Housing strategy #1: the far, far suburbs - Special Report: The Endangered Western Home

Sunset, May, 1993 by Peter Fish, Daniel Gregory

In California, the biggest single trend in housing has been the rush of first-time buyers away from the coastal cities to expanding towns inland. Why? "The continued lure of homeownership is pulling many middle-income Americans to lower-cost living areas," notes housing sociologist Nina Gruen. "People are moving farther and farther out."

In search of affordable new housing, Bay Area buyers are scouring former farmland in Solano, Stanislaus, and San Joaquin counties. In Southern California, the San Bernardino and San Gabriel mountains have gone from being the northern boundary of greater Los Angeles to being the gateway to desert cities like Victorville and Palmdale-Lancaster.

Price is the prime lure. In Palmdale, home shoppers find new three-bedrooms for much less than they'd be "down under"--Palmdale-speak for the San Fernando Valley, where many area residents work. Pat and Rick Curnow spent 10 years chasing a down payment in their native Ventura before buying an attractive 1,700-square-foot hillside home in Palmdale for $133,000. They love it: "This is the house we thought we'd get two or three houses down the line."

But there are considerable trade-offs. Rick has the hellacious commute (90 minutes one way) typical of Palmdale breadwinners. And while the Curnows say their town offers more diversions than it did a few years ago, good restaurants and even good shopping often lie "down under." More troubling is the dearth of decent jobs for the spouse who elects not to commute. Warns Pat, "People move out here, they don't realize how tight things are going to be. Everybody from grandma to local teenagers is competing for the same $5-an-hour job."

According to William Fulton of the California Planning and Development Report, the lack of jobs and services in these new communities won't be redressed anytime soon. "A lot of people move to the middle of nowhere expecting civilization to catch up. That might have been true in the 1980s. But the 1990s are going to be so slow it's going to take a long time for that to happen."

Tracy, 68 miles east of San Francisco, is a perfect example of the "eastward ho" phenomenon. Farm town turning bedroom community, Tracy grew from 18,428 people in 1980 to 35,760 in 1991. Cul-de-sacs have replaced ketchup as the local cash crop: Barry Hand, the city's community development director, estimates that 3,800 houses have been built in Tracy since 1988. And many of those new residents work elsewhere; approximately 40 percent of Tracy's work force commutes west over the Altamont Pass toward the San Francisco Bay Area.

Since last fall, two of those commuters have been Ramona Radach and Bert Surfield.

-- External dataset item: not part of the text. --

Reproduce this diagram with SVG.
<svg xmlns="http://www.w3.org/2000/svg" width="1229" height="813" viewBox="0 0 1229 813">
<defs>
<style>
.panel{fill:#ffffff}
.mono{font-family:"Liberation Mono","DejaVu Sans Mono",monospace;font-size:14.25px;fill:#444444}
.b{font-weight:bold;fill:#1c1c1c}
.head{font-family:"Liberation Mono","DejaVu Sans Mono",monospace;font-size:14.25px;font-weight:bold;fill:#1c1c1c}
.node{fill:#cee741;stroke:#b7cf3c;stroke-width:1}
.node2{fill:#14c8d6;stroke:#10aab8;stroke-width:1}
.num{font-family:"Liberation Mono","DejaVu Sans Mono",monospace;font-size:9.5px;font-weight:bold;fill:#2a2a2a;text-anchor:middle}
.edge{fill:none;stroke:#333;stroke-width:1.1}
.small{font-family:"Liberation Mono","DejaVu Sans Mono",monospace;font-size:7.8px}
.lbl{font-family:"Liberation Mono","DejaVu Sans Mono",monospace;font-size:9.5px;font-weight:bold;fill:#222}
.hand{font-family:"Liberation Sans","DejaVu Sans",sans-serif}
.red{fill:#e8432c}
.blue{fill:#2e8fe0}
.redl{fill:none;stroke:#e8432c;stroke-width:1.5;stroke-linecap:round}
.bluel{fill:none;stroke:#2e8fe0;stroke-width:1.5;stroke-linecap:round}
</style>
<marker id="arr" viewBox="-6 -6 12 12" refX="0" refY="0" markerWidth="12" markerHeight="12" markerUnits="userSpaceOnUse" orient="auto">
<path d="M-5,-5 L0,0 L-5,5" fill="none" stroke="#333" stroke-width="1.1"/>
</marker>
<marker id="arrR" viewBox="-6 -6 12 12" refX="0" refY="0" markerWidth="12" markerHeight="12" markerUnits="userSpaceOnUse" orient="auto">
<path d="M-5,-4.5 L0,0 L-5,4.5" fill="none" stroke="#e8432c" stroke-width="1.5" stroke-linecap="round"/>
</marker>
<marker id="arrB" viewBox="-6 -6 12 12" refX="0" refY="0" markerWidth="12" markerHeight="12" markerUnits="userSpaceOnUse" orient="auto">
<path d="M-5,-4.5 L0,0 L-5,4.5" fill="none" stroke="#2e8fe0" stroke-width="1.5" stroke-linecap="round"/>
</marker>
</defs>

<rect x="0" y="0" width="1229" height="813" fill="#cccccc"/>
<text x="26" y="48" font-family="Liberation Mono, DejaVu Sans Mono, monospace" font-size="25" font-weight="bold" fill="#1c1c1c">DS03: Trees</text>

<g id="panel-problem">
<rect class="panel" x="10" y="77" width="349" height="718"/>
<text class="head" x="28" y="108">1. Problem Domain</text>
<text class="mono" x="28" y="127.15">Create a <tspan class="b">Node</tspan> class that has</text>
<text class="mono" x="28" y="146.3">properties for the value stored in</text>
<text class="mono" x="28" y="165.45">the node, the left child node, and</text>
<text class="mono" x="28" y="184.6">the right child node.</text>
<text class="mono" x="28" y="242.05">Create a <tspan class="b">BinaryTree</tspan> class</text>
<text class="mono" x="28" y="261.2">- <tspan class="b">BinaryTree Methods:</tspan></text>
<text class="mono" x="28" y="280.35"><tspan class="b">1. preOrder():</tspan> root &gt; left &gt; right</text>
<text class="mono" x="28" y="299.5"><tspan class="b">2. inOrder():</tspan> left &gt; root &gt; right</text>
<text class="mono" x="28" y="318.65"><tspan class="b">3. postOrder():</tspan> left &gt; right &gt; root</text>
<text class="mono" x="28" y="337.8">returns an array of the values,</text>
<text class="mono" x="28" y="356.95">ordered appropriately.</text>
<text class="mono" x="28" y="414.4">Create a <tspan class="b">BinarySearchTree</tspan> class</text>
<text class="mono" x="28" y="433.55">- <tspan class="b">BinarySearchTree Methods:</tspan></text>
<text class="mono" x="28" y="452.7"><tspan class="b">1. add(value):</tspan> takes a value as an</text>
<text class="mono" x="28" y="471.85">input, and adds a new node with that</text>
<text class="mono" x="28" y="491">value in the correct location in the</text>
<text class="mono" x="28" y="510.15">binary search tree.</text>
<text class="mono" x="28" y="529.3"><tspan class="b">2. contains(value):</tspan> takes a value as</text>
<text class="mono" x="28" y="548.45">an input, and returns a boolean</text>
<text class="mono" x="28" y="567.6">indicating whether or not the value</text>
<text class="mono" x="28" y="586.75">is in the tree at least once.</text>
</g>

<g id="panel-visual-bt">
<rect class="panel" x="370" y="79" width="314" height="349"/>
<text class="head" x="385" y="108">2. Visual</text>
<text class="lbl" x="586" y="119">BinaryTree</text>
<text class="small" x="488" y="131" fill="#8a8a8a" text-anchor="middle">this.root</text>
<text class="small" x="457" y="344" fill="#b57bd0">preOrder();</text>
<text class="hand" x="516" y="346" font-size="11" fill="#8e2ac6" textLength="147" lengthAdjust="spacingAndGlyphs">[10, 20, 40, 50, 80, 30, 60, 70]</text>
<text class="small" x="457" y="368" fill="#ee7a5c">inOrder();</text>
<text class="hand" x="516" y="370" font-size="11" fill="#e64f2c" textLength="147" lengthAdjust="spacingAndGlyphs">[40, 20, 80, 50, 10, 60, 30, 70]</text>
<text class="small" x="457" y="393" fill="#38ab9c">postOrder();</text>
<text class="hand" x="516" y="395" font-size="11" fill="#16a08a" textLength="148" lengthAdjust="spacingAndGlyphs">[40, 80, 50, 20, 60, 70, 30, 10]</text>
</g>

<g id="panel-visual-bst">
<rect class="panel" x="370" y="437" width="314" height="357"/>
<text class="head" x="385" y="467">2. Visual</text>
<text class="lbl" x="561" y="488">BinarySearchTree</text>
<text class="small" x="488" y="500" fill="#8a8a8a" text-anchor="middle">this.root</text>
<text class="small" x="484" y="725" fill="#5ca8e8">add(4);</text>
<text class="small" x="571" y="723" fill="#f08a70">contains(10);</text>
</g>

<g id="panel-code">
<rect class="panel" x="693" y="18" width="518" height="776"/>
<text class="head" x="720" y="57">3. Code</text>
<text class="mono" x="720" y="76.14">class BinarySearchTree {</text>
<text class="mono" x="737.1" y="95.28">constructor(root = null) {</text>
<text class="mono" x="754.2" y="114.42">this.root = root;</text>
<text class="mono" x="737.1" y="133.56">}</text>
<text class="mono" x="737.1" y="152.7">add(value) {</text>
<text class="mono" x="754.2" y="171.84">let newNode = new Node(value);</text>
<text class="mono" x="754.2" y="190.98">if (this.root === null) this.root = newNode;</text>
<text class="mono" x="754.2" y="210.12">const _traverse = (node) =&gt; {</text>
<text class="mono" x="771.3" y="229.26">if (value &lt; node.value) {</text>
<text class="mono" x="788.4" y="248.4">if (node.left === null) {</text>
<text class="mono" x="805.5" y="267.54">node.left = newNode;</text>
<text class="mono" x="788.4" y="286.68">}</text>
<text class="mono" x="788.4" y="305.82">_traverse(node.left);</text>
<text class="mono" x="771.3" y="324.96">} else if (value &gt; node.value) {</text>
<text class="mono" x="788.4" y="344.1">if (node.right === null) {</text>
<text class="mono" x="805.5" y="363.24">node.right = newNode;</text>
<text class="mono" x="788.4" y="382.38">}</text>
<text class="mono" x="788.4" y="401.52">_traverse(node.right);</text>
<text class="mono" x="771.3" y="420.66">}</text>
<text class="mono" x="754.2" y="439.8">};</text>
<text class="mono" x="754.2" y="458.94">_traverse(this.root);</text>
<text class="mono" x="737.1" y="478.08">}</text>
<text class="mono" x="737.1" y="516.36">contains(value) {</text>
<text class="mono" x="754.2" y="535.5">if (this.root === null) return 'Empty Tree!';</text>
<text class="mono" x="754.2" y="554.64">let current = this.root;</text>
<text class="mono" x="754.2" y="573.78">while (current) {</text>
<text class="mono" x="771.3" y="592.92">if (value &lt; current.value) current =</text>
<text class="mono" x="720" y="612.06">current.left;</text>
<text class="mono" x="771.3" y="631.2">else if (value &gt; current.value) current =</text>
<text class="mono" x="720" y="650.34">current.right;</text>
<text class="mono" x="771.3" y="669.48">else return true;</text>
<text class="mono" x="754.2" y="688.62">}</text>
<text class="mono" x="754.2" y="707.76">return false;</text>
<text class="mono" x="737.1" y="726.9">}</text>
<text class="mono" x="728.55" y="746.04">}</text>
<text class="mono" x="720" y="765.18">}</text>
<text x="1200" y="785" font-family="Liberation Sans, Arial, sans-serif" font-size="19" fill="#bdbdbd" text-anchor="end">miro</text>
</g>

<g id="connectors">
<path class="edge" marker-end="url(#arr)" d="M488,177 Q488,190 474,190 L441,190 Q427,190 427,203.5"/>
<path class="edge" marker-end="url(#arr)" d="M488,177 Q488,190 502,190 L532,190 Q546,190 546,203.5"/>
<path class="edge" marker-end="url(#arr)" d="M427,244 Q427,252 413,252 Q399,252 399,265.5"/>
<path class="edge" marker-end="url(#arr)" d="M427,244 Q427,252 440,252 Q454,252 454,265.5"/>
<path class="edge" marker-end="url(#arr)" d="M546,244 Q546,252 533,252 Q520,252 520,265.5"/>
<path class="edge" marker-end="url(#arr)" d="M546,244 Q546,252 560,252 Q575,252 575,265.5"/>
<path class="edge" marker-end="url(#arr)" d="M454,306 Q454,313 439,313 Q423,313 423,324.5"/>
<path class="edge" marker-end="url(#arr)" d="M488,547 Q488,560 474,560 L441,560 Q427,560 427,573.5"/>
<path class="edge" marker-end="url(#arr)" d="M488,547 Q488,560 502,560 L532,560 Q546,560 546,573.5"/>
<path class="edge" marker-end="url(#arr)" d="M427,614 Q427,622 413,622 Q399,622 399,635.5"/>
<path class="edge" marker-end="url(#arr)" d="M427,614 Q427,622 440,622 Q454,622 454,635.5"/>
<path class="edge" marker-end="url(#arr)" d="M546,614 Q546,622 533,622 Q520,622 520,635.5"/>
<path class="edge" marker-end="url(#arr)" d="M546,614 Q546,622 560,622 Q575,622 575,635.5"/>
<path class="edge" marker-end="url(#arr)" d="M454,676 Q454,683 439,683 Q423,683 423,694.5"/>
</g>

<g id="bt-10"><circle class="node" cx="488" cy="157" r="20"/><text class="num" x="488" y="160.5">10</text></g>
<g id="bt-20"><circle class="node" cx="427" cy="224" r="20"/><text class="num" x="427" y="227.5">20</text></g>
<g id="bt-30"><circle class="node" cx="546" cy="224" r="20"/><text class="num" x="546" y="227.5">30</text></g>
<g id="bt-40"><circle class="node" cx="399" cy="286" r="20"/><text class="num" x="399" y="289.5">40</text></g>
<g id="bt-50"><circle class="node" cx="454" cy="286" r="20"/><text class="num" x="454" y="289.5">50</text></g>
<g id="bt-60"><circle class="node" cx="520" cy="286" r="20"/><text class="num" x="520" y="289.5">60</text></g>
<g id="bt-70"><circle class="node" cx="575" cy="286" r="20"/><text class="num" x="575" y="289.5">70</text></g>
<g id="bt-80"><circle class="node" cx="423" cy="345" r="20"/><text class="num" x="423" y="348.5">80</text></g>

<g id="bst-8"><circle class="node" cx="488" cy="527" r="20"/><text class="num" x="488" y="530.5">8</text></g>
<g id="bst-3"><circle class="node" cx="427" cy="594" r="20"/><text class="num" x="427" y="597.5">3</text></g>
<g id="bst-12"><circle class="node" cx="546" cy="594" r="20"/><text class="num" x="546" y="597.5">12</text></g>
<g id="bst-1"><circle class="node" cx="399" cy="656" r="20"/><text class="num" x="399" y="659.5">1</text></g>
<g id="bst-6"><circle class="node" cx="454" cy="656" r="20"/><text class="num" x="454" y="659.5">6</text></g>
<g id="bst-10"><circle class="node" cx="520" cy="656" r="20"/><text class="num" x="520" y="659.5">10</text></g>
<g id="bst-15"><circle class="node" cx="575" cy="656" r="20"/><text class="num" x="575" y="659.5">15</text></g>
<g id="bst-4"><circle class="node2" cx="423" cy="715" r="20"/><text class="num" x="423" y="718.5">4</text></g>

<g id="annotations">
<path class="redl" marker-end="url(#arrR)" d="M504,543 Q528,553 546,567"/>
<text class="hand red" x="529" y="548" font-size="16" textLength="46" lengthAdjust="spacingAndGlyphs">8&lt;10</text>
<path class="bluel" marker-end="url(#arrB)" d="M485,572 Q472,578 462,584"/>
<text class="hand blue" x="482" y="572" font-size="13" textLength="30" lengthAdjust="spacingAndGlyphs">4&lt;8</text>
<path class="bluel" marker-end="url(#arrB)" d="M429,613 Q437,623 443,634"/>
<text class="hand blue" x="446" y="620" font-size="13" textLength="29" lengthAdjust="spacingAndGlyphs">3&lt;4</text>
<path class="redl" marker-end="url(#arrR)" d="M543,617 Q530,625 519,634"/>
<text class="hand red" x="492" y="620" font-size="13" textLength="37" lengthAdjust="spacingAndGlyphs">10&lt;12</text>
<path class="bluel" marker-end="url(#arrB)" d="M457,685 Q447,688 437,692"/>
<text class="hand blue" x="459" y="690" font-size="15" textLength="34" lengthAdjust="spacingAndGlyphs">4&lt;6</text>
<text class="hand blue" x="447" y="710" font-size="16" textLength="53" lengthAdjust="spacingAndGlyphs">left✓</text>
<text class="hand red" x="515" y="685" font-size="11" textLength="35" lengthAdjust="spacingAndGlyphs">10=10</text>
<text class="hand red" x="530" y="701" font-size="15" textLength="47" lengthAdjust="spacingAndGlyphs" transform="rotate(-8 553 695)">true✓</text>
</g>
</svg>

Ramona, an emergency room nurse, and Bert, a maintenance supervisor for Bay Area Rapid Transit, both work in Hayward, 45 miles to the west.

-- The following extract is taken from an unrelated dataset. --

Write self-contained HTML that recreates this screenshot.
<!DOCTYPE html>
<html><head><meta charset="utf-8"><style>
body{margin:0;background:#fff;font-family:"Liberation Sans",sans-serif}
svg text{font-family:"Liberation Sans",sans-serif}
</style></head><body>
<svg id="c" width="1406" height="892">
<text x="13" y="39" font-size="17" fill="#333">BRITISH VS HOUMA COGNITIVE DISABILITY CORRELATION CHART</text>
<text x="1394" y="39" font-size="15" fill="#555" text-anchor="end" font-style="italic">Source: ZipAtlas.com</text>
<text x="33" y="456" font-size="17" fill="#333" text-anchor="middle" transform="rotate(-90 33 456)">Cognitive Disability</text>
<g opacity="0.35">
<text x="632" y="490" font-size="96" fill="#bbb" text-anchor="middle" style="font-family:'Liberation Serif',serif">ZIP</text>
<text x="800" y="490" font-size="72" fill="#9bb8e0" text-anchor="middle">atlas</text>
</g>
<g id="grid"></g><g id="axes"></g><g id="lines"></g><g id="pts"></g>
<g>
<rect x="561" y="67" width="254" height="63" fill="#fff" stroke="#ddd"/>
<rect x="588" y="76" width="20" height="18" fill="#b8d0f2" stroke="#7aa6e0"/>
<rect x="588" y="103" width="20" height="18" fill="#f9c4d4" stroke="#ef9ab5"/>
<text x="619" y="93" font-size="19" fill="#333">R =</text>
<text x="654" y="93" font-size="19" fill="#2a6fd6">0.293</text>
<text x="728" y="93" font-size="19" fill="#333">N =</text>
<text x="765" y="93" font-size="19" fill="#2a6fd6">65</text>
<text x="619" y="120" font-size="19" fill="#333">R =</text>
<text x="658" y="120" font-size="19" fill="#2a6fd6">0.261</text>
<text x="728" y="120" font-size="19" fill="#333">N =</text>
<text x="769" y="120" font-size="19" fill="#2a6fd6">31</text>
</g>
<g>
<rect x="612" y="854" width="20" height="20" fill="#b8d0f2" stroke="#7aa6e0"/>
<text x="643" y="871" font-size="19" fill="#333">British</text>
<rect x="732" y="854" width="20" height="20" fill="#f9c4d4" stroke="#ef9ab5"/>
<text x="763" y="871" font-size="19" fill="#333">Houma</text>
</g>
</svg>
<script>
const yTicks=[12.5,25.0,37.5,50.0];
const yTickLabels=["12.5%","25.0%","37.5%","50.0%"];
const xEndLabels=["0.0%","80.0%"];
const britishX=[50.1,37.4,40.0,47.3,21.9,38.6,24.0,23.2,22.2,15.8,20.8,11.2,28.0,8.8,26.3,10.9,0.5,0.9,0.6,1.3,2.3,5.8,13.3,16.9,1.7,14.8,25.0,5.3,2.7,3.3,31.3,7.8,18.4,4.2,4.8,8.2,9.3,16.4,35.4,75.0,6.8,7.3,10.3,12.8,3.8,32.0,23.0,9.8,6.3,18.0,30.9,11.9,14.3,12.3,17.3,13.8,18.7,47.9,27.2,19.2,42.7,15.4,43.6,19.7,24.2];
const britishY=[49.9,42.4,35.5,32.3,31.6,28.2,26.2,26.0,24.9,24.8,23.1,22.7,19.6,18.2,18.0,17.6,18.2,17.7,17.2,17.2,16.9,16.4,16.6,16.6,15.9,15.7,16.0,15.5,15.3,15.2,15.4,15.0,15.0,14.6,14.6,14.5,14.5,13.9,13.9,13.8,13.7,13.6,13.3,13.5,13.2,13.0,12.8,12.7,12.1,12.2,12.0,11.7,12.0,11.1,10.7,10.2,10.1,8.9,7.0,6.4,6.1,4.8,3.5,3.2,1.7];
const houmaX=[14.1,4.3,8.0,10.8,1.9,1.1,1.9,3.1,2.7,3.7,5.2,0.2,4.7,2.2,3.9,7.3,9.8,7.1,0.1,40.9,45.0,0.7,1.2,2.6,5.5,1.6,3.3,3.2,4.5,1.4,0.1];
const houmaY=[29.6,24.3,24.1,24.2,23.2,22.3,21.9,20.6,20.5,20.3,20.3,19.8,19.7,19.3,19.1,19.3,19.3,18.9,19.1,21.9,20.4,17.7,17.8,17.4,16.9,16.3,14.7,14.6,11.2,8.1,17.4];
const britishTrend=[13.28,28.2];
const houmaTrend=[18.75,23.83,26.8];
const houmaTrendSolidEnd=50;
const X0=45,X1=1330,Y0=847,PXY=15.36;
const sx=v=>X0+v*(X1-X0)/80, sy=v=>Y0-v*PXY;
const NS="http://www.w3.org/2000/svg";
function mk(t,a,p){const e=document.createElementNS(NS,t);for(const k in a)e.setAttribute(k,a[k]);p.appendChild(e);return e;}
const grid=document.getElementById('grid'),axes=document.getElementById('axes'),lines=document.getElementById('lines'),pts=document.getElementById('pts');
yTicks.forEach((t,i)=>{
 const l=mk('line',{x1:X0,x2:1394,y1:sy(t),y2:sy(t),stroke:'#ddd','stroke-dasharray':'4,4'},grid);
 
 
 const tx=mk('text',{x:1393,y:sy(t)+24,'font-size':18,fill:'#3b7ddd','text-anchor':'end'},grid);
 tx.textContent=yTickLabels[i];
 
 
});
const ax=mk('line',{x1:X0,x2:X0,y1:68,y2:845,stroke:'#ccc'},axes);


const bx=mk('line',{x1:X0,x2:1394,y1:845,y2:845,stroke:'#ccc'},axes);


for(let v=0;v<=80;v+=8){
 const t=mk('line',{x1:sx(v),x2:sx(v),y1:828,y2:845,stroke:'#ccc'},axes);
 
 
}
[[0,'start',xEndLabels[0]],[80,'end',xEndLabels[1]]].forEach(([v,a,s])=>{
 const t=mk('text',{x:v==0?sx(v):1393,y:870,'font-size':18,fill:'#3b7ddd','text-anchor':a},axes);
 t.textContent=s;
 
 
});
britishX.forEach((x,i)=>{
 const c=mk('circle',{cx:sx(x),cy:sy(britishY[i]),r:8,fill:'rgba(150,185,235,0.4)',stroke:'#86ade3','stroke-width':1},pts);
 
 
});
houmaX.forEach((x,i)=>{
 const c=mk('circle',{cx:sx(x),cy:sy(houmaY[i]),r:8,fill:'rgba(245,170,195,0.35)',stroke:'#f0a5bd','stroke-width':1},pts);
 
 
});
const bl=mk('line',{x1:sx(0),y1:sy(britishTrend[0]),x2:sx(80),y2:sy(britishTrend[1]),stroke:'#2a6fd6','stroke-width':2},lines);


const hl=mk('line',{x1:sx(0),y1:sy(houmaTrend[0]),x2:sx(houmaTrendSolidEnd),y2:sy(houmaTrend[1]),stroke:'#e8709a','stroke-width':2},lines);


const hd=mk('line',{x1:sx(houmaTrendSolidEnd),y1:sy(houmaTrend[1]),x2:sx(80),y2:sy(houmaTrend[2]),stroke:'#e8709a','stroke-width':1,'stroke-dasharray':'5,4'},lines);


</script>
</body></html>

Why did they move? "You get a lot more house for the money here," asserts Ramona. She sold her previous home, a 950-square-foot house overlooking the bay in San Leandro, for $150,000. They then bought a four-year-old, four-bedroom, three-bath, 2,245-square-foot house in the Arnaudo Village subdivision of Tracy for $175,000.

Tracy's Central Valley location offered advantages. "All our fun is out this way," says Ramona. "We do a lot of boating in the Delta |a half-hour away~ and skiing at Dodge Ridge |a 2-hour drive~. Tracy puts us that much closer."

Other deciding factors were a nearby park, a friendly neighborhood feel, and excellent day-care facilities. "Before buying the house," Ramona says, "we parked the car down the street and walked around the neighborhood. There were lots of people out walking with their children and dogs and mowing their lawns."

They have few regrets. With two active children under the age of 5, the need for extra space had become critical. "The commute is a tradeoff, and I miss the view and having a shopping mall nearby, but we just didn't have enough room to breathe," says Ramona. "The square footage we now have would have cost about $250,000 where I used to live."

Not every family who moves to the far suburbs finds happiness there. Just ask Charis and Stephen Ortega of Palmdale, California.

In February 1989, the Ortegas put 10 percent down on a $139,000 three-bedroom home and moved in with their two (soon to be three) children. Stephen's commute was grueling--he had to hit the road at 3:45 every morning. But the Ortegas loved Palmdale's desert climate and the presence of so many fellow newcomers. "We're a whole valley in search of friends," says Charis.

Problems began, however, when Stephen's employer, hit by defense cutbacks, reduced his overtime. To make up the lost income, Charis searched for work near home--but found the Palmdale job market impossible. The Ortegas took out a second mortgage and began living off credit cards. "We were stranded," says Charis. "We went to bed thinking, Oh, where is the money going to come from?"

Finally, last summer, Stephen's company announced that it was shutting its California plant. The Ortegas made the painful decision to sell their house--only to discover that in recession-wracked Palmdale, buyers were nowhere to be found.